Y también entendemos que la justicia acompaña a esta compasión y a esta gracia
celestial. Por eso, Dios, hablando por medio de Zacarías, quiere extender una
invitación profética que nadie en su sano juicio quisiera rechazar, pero que
requiere de dar el paso inicial de arrepentirse de sus pecados y desenfrenos: “Pero mis palabras y mis ordenanzas que
mandé a mis siervos los profetas, ¿no alcanzaron a vuestros padres? Por eso
volvieron ellos y dijeron: Como Jehová de los ejércitos pensó tratarnos
conforme a nuestros caminos, y conforme a nuestras obras, así lo hizo con
nosotros.” (v. 6) Cuando Dios dice que algo va a ocurrir, ocurre tarde o
temprano, pero ocurre.
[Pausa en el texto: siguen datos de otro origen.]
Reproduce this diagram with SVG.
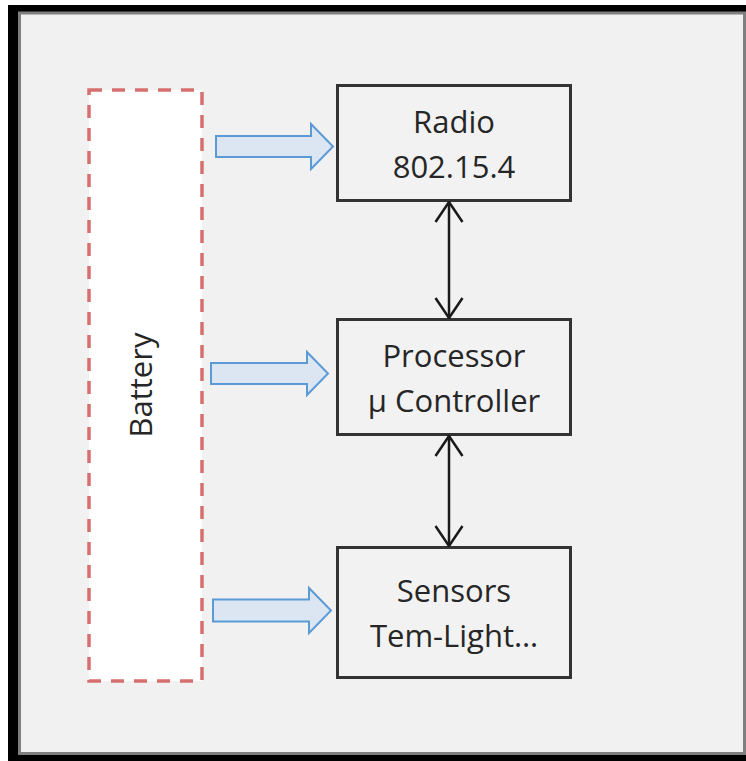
<svg xmlns="http://www.w3.org/2000/svg" width="746" height="761" viewBox="0 0 746 761">
  <defs>
    <style>
      .box { fill: #f2f2f2; stroke: #333333; stroke-width: 3; }
      .label { font-family: "Open Sans", "Liberation Sans", sans-serif; font-size: 31px; fill: #262626; text-anchor: middle; }
      .power { fill: #dce6f2; stroke: #5b9bd5; stroke-width: 2; stroke-linejoin: miter; }
      .link { fill: none; stroke: #1a1a1a; stroke-width: 2.5; }
    </style>
    <marker id="vee" viewBox="0 0 22 30" refX="21" refY="15" markerWidth="22" markerHeight="30" markerUnits="userSpaceOnUse" orient="auto-start-reverse">
      <path d="M1,1.5 L21,15 L1,28.5" fill="none" stroke="#1a1a1a" stroke-width="2.5"/>
    </marker>
  </defs>

  <!-- frame -->
  <rect x="0" y="0" width="746" height="761" fill="#ffffff"/>
  <rect x="8" y="5" width="738" height="756" fill="#000000"/>
  <rect x="19.5" y="13" width="725" height="740.5" fill="#f1f1f1" stroke="#7f7f7f" stroke-width="3"/>

  <!-- battery -->
  <g id="battery">
    <rect x="89" y="90" width="113" height="591" fill="#ffffff" stroke="#d6706e" stroke-width="3.5" stroke-dasharray="13 10"/>
    <text class="label" transform="translate(152,385) rotate(-90)" x="0" y="0">Battery</text>
  </g>

  <!-- modules -->
  <g id="radio">
    <rect class="box" x="337.5" y="85.5" width="233" height="115"/>
    <text class="label" x="454" y="133">Radio</text>
    <text class="label" x="454" y="178">802.15.4</text>
  </g>
  <g id="processor">
    <rect class="box" x="337.5" y="319.5" width="233" height="115"/>
    <text class="label" x="454" y="367">Processor</text>
    <text class="label" x="454" y="412">µ Controller</text>
  </g>
  <g id="sensors">
    <rect class="box" x="337.5" y="547.5" width="233" height="130"/>
    <text class="label" x="454" y="602">Sensors</text>
    <text class="label" x="454" y="647">Tem-Light…</text>
  </g>

  <!-- connectors -->
  <g id="connectors">
    <path class="power" d="M216,136 L311,136 L311,124 L333,146.5 L311,169 L311,157 L216,157 Z"/>
    <path class="power" d="M211,363 L307,363 L307,352 L328,373.5 L307,395 L307,384 L211,384 Z"/>
    <path class="power" d="M213,599.5 L309,599.5 L309,588 L331,610.5 L309,633 L309,621.5 L213,621.5 Z"/>
    <line class="link" x1="449" y1="202" x2="449" y2="318" marker-start="url(#vee)" marker-end="url(#vee)"/>
    <line class="link" x1="449" y1="436" x2="449" y2="546" marker-start="url(#vee)" marker-end="url(#vee)"/>
  </g>
</svg>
Dios no gasta saliva en vano, ni comisiona a sus
profetas para perder el tiempo. Las palabras y las leyes de Dios se cumplen a
rajatabla. Dios es verdad. Y cuando te habla a través de las Escrituras, y de
manera particular desde Zacarías, debes asimilar la realidad de que el Señor
siempre hará lo que dice que hará. Si los antepasados de los retornados
pudieron contemplar sobrecogidos y espantados que el juicio de Dios había sido
sumario y rotundo para con ellos, había que tomarse en serio cada una de las
advertencias proféticas de su siervo.
En medio de este
juicio santo, muchos no tuvieron más remedio que confirmar delante de Dios que
habían recibido en justicia el salario de sus maldades y perversiones. De ahí
que los que vuelven reconozcan con sabiduría y conocimiento de causa que jugar
al gato y al ratón con Dios no es muy buena idea que digamos. Confiesan
abiertamente que merecían todo lo que les había pasado, vuelven en sí después
de sus pésimas acciones y se abren a la posibilidad de ser redimidos, refinados
y restaurados por Dios. Como iglesia nosotros también debemos aprender de los
errores del pasado, confesar sin ambages que metimos la pata hasta el fondo, y
solicitar de Dios que nos purifique, que nos haga madurar en nuestra vida
espiritual y que nos perdone por tantas tonterías que dijimos, tantas
barbaridades que hicimos al hermano o al prójimo, y tantas barrabasadas que
cometimos sin contar con el beneplácito de Dios. Desde este aprendizaje y desde
la contrición, es que podemos seguir creciendo en gracia delante de los ojos
del Señor, es que podemos asemejarnos cada vez más a Cristo, y es que podemos
recibir del Espíritu Santo aquellos dones que nos permitan ser un cuerpo bien
conjuntado y correctamente dirigido.
CONCLUSIÓN
El
arrepentimiento y la confesión forman parte inexcusable de nuestra vida en
comunidad. Sabemos que tenemos motivos suficientes como para reflexionar sobre
qué cosas hacemos mal desde la óptica de Dios, y que no existe mejor prueba de
vivir vidas maduras espiritualmente que derramar delante del Señor nuestra
alma, con toda su negrura y todo su pecado, y así recibir de Cristo el perdón
que nos liberará de la carga de nuestros secretos y del daño que hicimos a
otras personas.
Arrepiéntete
diariamente mientras cae el ocaso, y dormirás a pierna suelta en la paz que
solo Dios sabe dar a aquellos que tienen la conciencia limpia y la mirada
puesta en Cristo. Arrepintámonos como iglesia también, sobre todo de aquellas
cosas que hacemos y que hieren a otras personas, y que no están en consonancia con
nuestro testimonio, y estaremos dando el primer paso a un avivamiento en el que
veremos como Dios nos redime, nos refina y nos restaura.